Shares of Nelcast Limited witnessed a significant surge today. The stock opened trading at Rs 120.65, a 1.2% decrease compared to the previous day’s closing price of Rs 122.15 per share on the BSE. Despite opening lower than the previous day’s closing price, it hit the upper circuit price limit of 20%.
As of writing this article, the stock is trading at Rs 146.55, which represents a 19.98% increase from its previous closing price. Moreover, it has reached a 52-week high price of Rs 146.55 per share on the BSE.
With a market capitalization of Rs 1275 crore, the stock has demonstrated outstanding performance in recent periods, yielding a 60% return in the last six months. Furthermore, it has generated an impressive multibagger return of 161% over the last three years.
On observing the daily candlestick chart of the company’s stock, it is evident that it engulfs more than 20 previous day’s trading candles on the daily time frame, depicting significant bullishness on the chart. What’s more, it is trading at all-time high levels, which we commonly refer to as the ‘blue sky zone.’ Most likely, it will reach significant levels of Rs 150 per share.
Here is the chart presentation on the daily time frame:
Nelcast Limited is an Indian-based manufacturer specializing in the production of ductile and grey iron castings. The company’s operations extend beyond India, encompassing North America, Europe, and Southeast Asia. It serves a prestigious clientele consisting of original equipment manufacturers (OEMs) and tier-1 customers across various sectors, including commercial vehicles, tractors, off-highway equipment, railways, and passenger vehicles.
With a combined installed production capacity of approximately 160,000 metric tons per annum, it offers a diverse range of products, including commercial components, tractor and farm equipment parts, off-highway and military components, railway components, SUV, and car parts, as well as powertrain components.
Furthermore, it operates three manufacturing facilities strategically located in Ponneri, Tamil Nadu, as well as Gudur and Pedapariya in Andhra Pradesh. These facilities are dedicated to the fabrication and production of a wide array of casting components.
In the June quarter of FY24, the company’s revenue from operations experienced a modest decline of 0.84% YoY, decreasing from Rs 295 crore to Rs 293 crore. The company reported an operating profit of Rs 19.34 crore, compared to Rs 19 crore in the corresponding quarter last year, resulting in an operating profit margin of 6.61%.

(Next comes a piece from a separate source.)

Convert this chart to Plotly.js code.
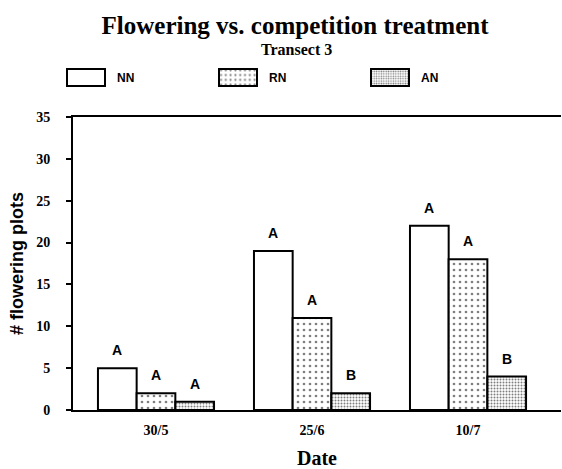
<!DOCTYPE html>
<html>
<head>
<meta charset="utf-8">
<script src="https://cdn.plot.ly/plotly-3.0.1.min.js"></script>
<style>
html,body{margin:0;padding:0;background:#fff;}
#chart{width:562px;height:469px;}
</style>
</head>
<body>
<div id="chart"></div>
<script>
const categories = ['30/5', '25/6', '10/7'];
const seriesNames = ['NN', 'RN', 'AN'];
const nnValues = [5, 19, 22];
const rnValues = [2, 11, 18];
const anValues = [1, 2, 4];
const nnLetters = ['A', 'A', 'A'];
const rnLetters = ['A', 'A', 'A'];
const anLetters = ['A', 'B', 'B'];
const yTicks = [0, 5, 10, 15, 20, 25, 30, 35];

const serif = 'Liberation Serif, Times New Roman, serif';
const sans = 'Liberation Sans, Arial, sans-serif';

const allValues = [nnValues, rnValues, anValues];
const allLetters = [nnLetters, rnLetters, anLetters];
const patterns = [
  null,
  {shape: '.', size: 6, solidity: 0.16, fgcolor: '#000', bgcolor: '#fff', fillmode: 'overlay'},
  {shape: '.', size: 3, solidity: 0.35, fgcolor: '#000', bgcolor: '#fff', fillmode: 'overlay'}
];

const traces = seriesNames.map((name, k) => {
  const marker = {color: '#fff', line: {color: '#000', width: 2}};
  if (patterns[k]) marker.pattern = patterns[k];
  return {type: 'bar', name: name, x: categories, y: allValues[k], marker: marker, hoverinfo: 'skip'};
});

const margin = {l: 73, r: 1, t: 117, b: 59};
const xRange = [-0.532, 2.596];
const bargap = 0.256;
const plotW = 562 - margin.l - margin.r;
const pxPerCat = plotW / (xRange[1] - xRange[0]);
const barPx = pxPerCat * (1 - bargap) / seriesNames.length;

const annotations = [];
seriesNames.forEach((name, k) => {
  categories.forEach((c, i) => {
    annotations.push({
      x: c, y: allValues[k][i], xref: 'x', yref: 'y',
      text: '<b>' + allLetters[k][i] + '</b>', showarrow: false,
      xanchor: 'center', yanchor: 'bottom',
      xshift: (k - 1) * barPx, yshift: 8,
      font: {family: sans, size: 14, color: '#000'}
    });
  });
});
annotations.push({
  text: '<b>Transect 3</b>', xref: 'paper', yref: 'paper',
  x: (296 - margin.l) / plotW, y: 1 + (117 - 49) / 293,
  xanchor: 'center', yanchor: 'middle', showarrow: false,
  font: {family: serif, size: 16, color: '#000'}
});

const layout = {
  width: 562, height: 469,
  margin: margin,
  paper_bgcolor: '#fff', plot_bgcolor: '#fff',
  barmode: 'group', bargap: bargap, bargroupgap: 0,
  title: {
    text: '<b>Flowering vs. competition treatment</b>',
    x: 295 / 562, xanchor: 'center', xref: 'container',
    y: 1 - 25 / 469, yanchor: 'middle', yref: 'container',
    font: {family: serif, size: 25, color: '#000'}
  },
  showlegend: true,
  legend: {
    orientation: 'h', x: (61 - margin.l) / plotW, xanchor: 'left',
    y: 1 + (117 - 77.5) / 293, yanchor: 'middle',
    entrywidth: 107, entrywidthmode: 'pixels',
    font: {family: sans, size: 12, color: '#000', weight: 'bold'},
    bgcolor: 'rgba(0,0,0,0)', borderwidth: 0, traceorder: 'normal'
  },
  xaxis: {
    type: 'category', range: xRange,
    showline: true, linecolor: '#000', linewidth: 2, mirror: true,
    ticks: '', showgrid: false, zeroline: false,
    tickfont: {family: serif, size: 14, color: '#000', weight: 'bold'},
    ticklabelstandoff: 6,
    title: {text: '<b>Date</b>', font: {family: serif, size: 20, color: '#000'}, standoff: 14}
  },
  yaxis: {
    range: [0, 35], tickvals: yTicks, ticktext: yTicks.map(String),
    showline: true, linecolor: '#000', linewidth: 2, mirror: false,
    ticks: 'outside', ticklen: 5, tickwidth: 2, tickcolor: '#000',
    showgrid: false, zeroline: false,
    tickfont: {family: serif, size: 14, color: '#000', weight: 'bold'},
    ticklabelstandoff: 13,
    title: {text: '<b># flowering plots</b>', font: {family: sans, size: 18, color: '#000'}, standoff: 8}
  },
  annotations: annotations
};

Plotly.newPlot('chart', traces, layout, {displayModeBar: false, staticPlot: true}).then(gd => {
  gd.querySelectorAll('.legend .legendpoints path').forEach(p => {
    p.setAttribute('d', 'M-14,8.5V-8.5H24V8.5Z');
    p.style.strokeWidth = '2px';
  });
  gd.querySelectorAll('.legend text.legendtext').forEach(t => {
    t.setAttribute('x', '56');
  });
});
</script>
</body>
</html>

Meanwhile, the net profit of the company amounted to Rs 7.18 crore, a slight decrease compared to the profit of Rs 7.77 crore in the corresponding quarter last year. In the last quarter of FY23, the company reported a net profit of Rs 4.48 crore.
The company’s ROE and ROCE stand at 9.6% and 6.60%, respectively. The price-to-book value ratio is 2.7 times, and the shares are trading at a price-to-earnings ratio of 43.8 times in the market.
Investors should keep an eye on this stock as it looks promising on the chart and could potentially outperform in the future.
Disclaimer: This blog has been written exclusively for educational purposes. The securities mentioned are only examples and not recommendations. It is based on several secondary sources on the internet and is subject to changes. Please consult an expert before making related decisions.